One-dimensional turbulence modeling of compressible flows. I. Conservative Eulerian formulation and application to supersonic channel flow

Accurate but economical modeling of supersonic turbulent boundary layers is a standing challenge due to the intricate entanglement of temperature, density, and velocity fluctuations on top of the mean-field variation. Application of the van Driest transformation may describe well the mean state but cannot provide detailed flow information. This lack-in modeling coarse and fine-scale variability is addressed by the present study using a stochastic one-dimensional turbulence (ODT) model. ODT is a simulation methodology that represents the evolution of turbulent flow in a low-dimensional stochastic way. In this study, ODT is extended to fully compressible flows. An Eulerian framework and a conservative form of the governing equations serve as the basis of the compressible ODT model. Computational methods for statistical properties based on ODT realizations are also extended to compressible flows, and a comprehensive way of turbulent kinetic energy budget calculation based on compressible ODT is put forward for the first time. Two canonical direct numerical simulation cases of supersonic isothermal-wall channel flow at Mach numbers 1.5 and 3.0 with bulk Reynolds numbers 3000 and 4880, respectively, are used to validate the extended model. A rigorous numerical validation is presented, including the first-order mean statistics, the second-order root mean square statistics, and higher-order turbulent fluctuation statistics.
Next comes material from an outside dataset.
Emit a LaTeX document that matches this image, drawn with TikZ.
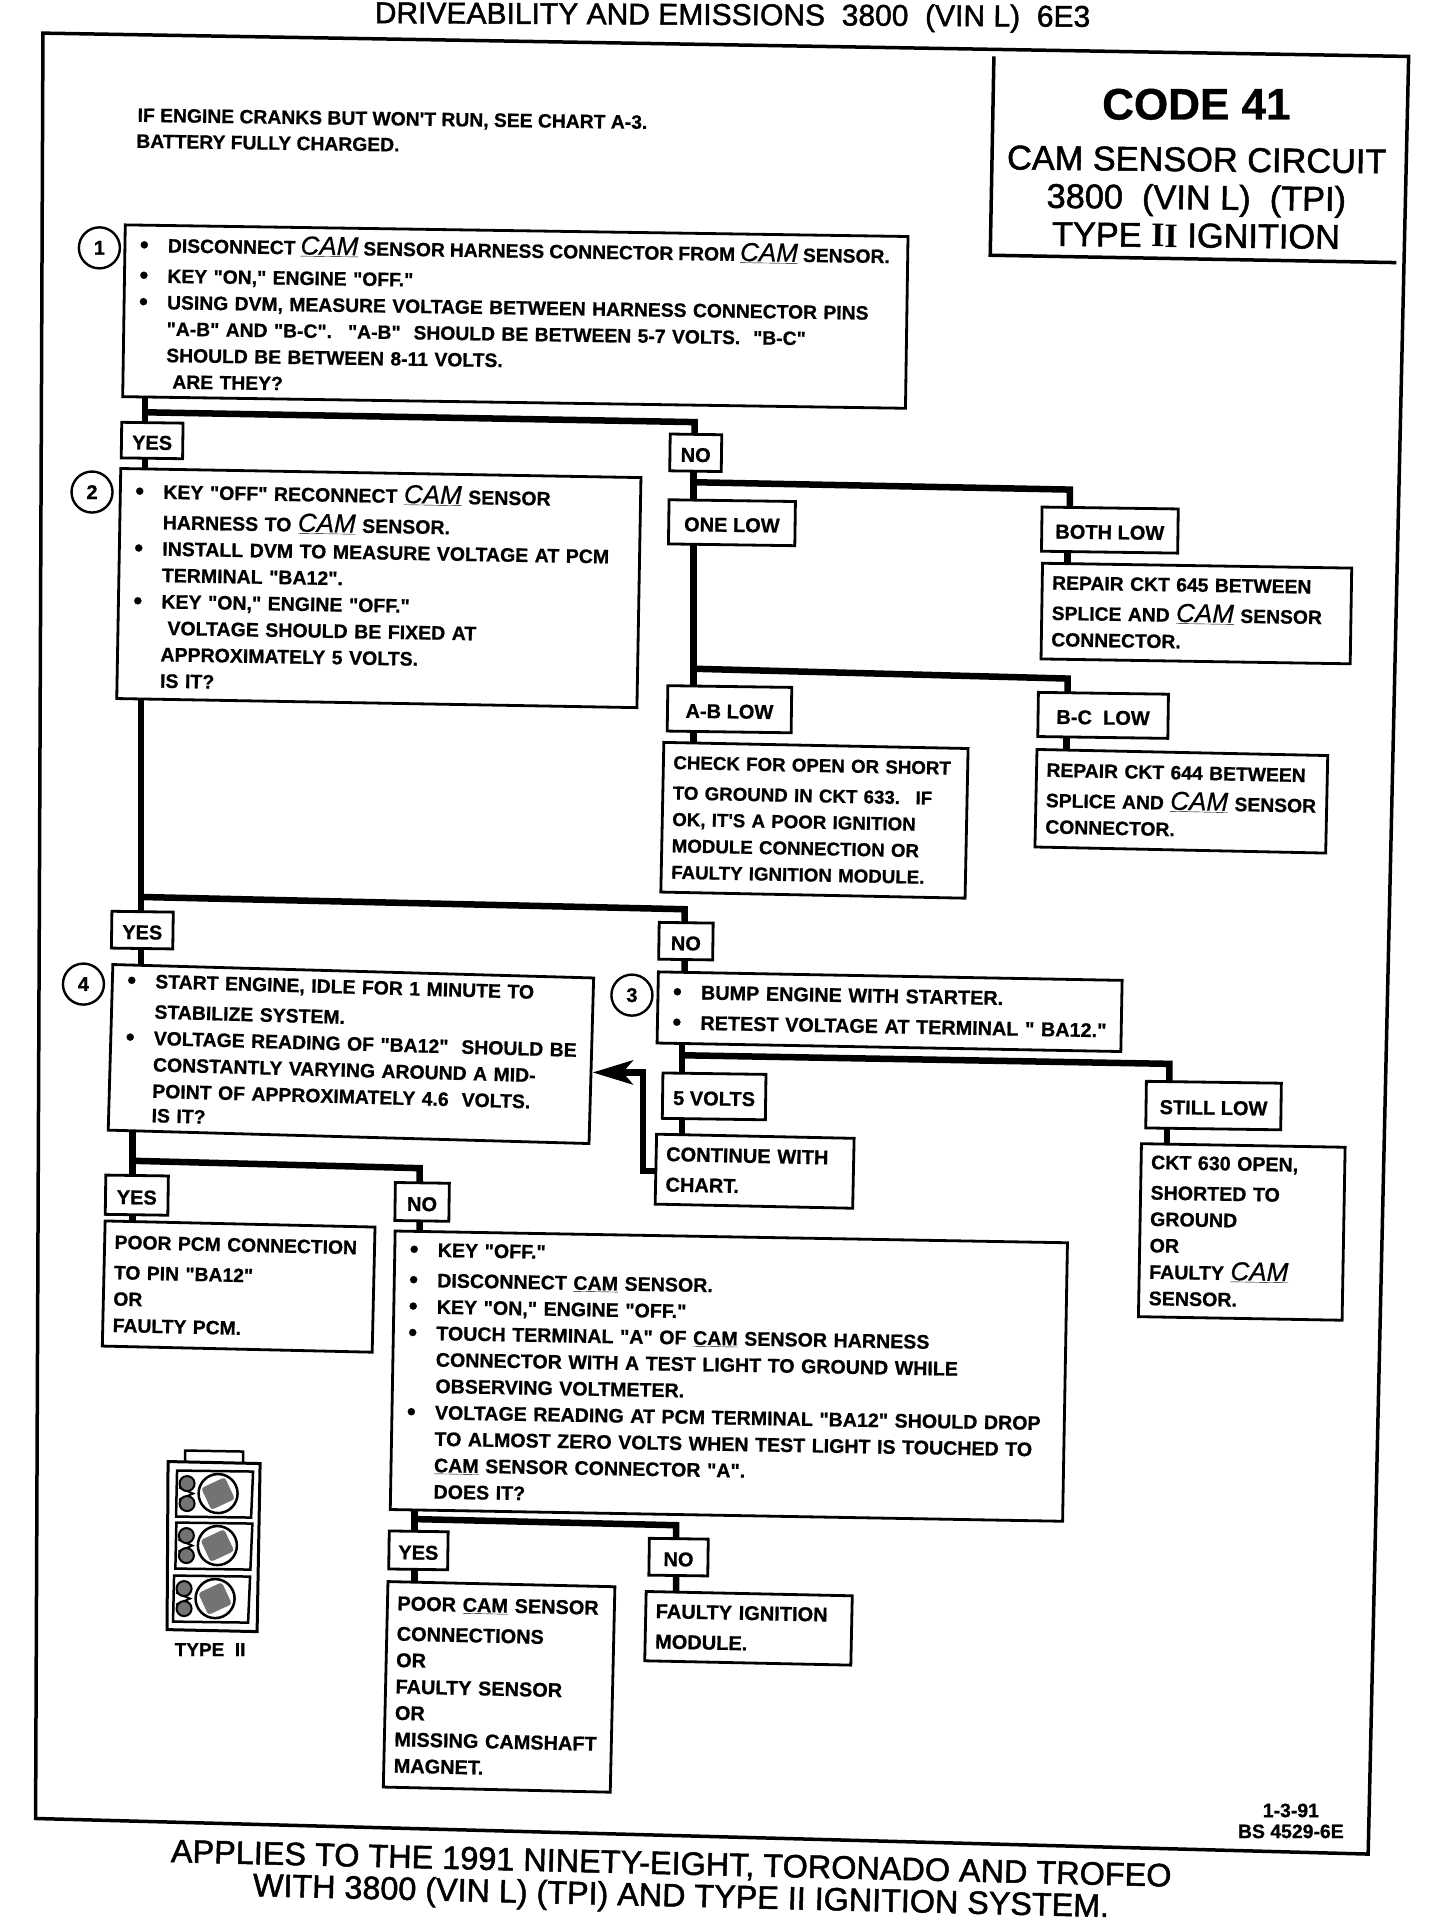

In ODT results, both mean and root mean square profiles are accurately captured in the near-wall region. Near-wall temperature spectra reveal that temperature fluctuations are amplified at all turbulent scales as the effects of compressibility increase. This phenomenon is caused by intensified viscous heating at a higher Mach number, which is indicated by the steeper profiles of viscous turbulent kinetic energy budget terms in the very near-wall region. The low computational cost and predictive capabilities of ODT suggest that it is a promising approach for detailed modeling of highly turbulent compressible boundary layers. Furthermore, it is found that the ODT model requires a Mach-number-dependent increase in a viscous penalty parameter Z in wall-bounded turbulent flows to enable accurate capture of the buffer layer.